Taco Bell Defends the Mysterious Non-Meat Parts of Its ‘Seasoned Beef’

We're more concerned about the shell, honestly.
We're more concerned about the shell, honestly. Photo: Taco Bell

In 2011, we got closer than ever before to some kind of fundamental fast-food truth when we learned that 88 percent of Taco Bell’s so-called “seasoned beef” is, or was, cow. Now, seized by an explainer-culture-prone fit of transparency or something, the company has posted an in-depth notice online that still doesn’t quantify amounts or even list anything “proprietary,” but it does at least try to make you feel better about funny “tongue twister” ingredients like trehalose, maltodextrin, torula yeast, soy lecithin, etc., etc. “They do have weird names,” it admits, but relax — they’re “completely safe and approved by the FDA.” Phew.

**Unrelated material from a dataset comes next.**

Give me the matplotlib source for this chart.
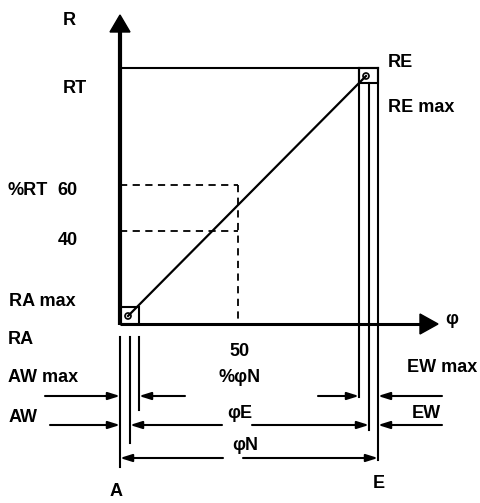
import matplotlib
matplotlib.use("Agg")
import matplotlib.pyplot as plt
from matplotlib.patches import Rectangle, Circle

# ---- positions along the phi axis (diagram units) ----
phi_A = 0
phi_AW = 10
phi_AWmax = 19
phi_50 = 118
phi_EWmax = 239
phi_EW = 249
phi_E = 258
phi_axis_end = 318

# ---- positions along the R axis (diagram units) ----
R_RA = 0
R_RAmax = 17
R_40 = 93
R_60 = 139
R_REmax = 241
R_RT = 256
R_axis_end = 309

# ---- characteristic line (from RA point to RE point) ----
char_phi = [8, 246]
char_R = [8, 248]

# ---- dimension rows below the phi axis ----
row_AWmax = -72
row_AW = -101
row_phiN = -134
ext_top = -13

FONT = ["Liberation Sans", "DejaVu Sans"]
FS = 13

fig = plt.figure(figsize=(4.81, 5.03), dpi=100)
ax = fig.add_axes([0, 0, 1, 1])
ax.set_xlim(-120, 361)
ax.set_ylim(-179, 324)
ax.axis("off")

K = "black"

# axes
ax.plot([phi_A, phi_A], [R_RA - 1, R_axis_end - 16], color=K, lw=3.0, solid_capstyle="butt")
ax.fill([phi_A - 10, phi_A + 10, phi_A], [R_axis_end - 17, R_axis_end - 17, R_axis_end], color=K)
ax.plot([phi_A, phi_axis_end - 17], [R_RA, R_RA], color=K, lw=2.2, solid_capstyle="butt")
ax.fill([phi_axis_end - 18, phi_axis_end - 18, phi_axis_end], [R_RA - 10, R_RA + 10, R_RA], color=K)

# RT line
ax.plot([phi_A, phi_E], [R_RT, R_RT], color=K, lw=1.5)

# dashed guide lines
ax.plot([phi_A, phi_50], [R_60, R_60], color=K, lw=1.3, ls=(0, (4, 3)))
ax.plot([phi_A, phi_50], [R_40, R_40], color=K, lw=1.3, ls=(0, (4, 3)))
ax.plot([phi_50, phi_50], [R_60, R_RA], color=K, lw=1.3, ls=(0, (4, 3)))

# characteristic line
ax.plot(char_phi, char_R, color=K, lw=1.6)

# squares and small circles at the end points
ax.add_patch(Rectangle((phi_A, R_RA), phi_AWmax - phi_A, R_RAmax - R_RA,
                       fill=False, ec=K, lw=1.5))
ax.add_patch(Rectangle((phi_EWmax, R_REmax), phi_E - phi_EWmax, R_RT - R_REmax,
                       fill=False, ec=K, lw=1.5))
ax.add_patch(Circle((char_phi[0], char_R[0]), 3, fill=False, ec=K, lw=1.2))
ax.add_patch(Circle((char_phi[1], char_R[1]), 3, fill=False, ec=K, lw=1.2))

# extension lines (E side)
ax.plot([phi_EWmax, phi_EWmax], [R_RT, row_AWmax - 1], color=K, lw=1.5)
ax.plot([phi_EW, phi_EW], [R_REmax, row_AW - 5], color=K, lw=1.5)
ax.plot([phi_E, phi_E], [R_RT, row_phiN - 2], color=K, lw=1.5)

# extension lines (A side)
ax.plot([phi_A, phi_A], [ext_top, row_phiN - 9], color=K, lw=1.5)
ax.plot([phi_AW, phi_AW], [ext_top, row_AW - 18], color=K, lw=1.5)
ax.plot([phi_AWmax, phi_AWmax], [ext_top, row_AWmax - 14], color=K, lw=1.5)

AP = dict(arrowstyle="-|>,head_length=0.7,head_width=0.22", color=K, lw=1.5,
          mutation_scale=10, shrinkA=0, shrinkB=0)


def arrow(x0, x1, y):
    ax.annotate("", xy=(x1, y), xytext=(x0, y), arrowprops=AP)


# AW max / EW max row
arrow(phi_A - 75, phi_A, row_AWmax)
arrow(phi_AWmax + 46, phi_AWmax, row_AWmax)
arrow(phi_EWmax - 41, phi_EWmax, row_AWmax)
arrow(phi_E + 64, phi_E, row_AWmax)

# AW / phiE / EW row
arrow(phi_A - 70, phi_A, row_AW)
arrow(phi_50 - 16, phi_AW, row_AW)
arrow(phi_50 + 14, phi_EW, row_AW)
arrow(phi_E + 64, phi_E, row_AW)

# phiN row
arrow(phi_50 - 15, phi_A, row_phiN)
arrow(phi_50 + 5, phi_E, row_phiN)


def label(x, y, s, ha="left"):
    ax.text(x, y, s, ha=ha, va="center", fontsize=FS, fontweight="bold",
            family=FONT, color=K)


# left labels
label(-57, 304, "R")
label(-57, 236, "RT")
label(-112, 134, "%RT")
label(-42, 134, "60", ha="right")
label(-42, 84, "40", ha="right")
label(-111, 22, "RA max")
label(-112, -16, "RA")
label(-112, -53, "AW max")
label(-111, -93, "AW")
label(phi_A - 4, -168, "A", ha="center")

# middle labels
label(phi_50 + 2, -28, "50", ha="center")
label(phi_50 + 2, -53, "%φN", ha="center")
label(phi_50 + 2, -89, "φE", ha="center")
label(phi_50 + 7, -121, "φN", ha="center")

# right labels
label(268, 262, "RE")
label(268, 217, "RE max")
label(287, -44, "EW max")
label(292, -89, "EW")
label(phi_E + 1, -159, "E", ha="center")
label(325, 4, "φ")

fig.savefig("out.png", dpi=100, facecolor="white")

The company basically argues you couldn’t escape them if you tried — they’re “found in food items at your grocery store” — but the everybody-else-is-doing-it defense probably won’t win over those incredulous of fast-food chains, especially because the explanations for things you’re the most curious about mostly boil down to unhelpful lines and non-explainer explainers, like trehalose is a “naturally occurring sugar that we use to improve the taste of our seasoned beef.” They should have just gone with “because it makes our tacos taste like our tacos.”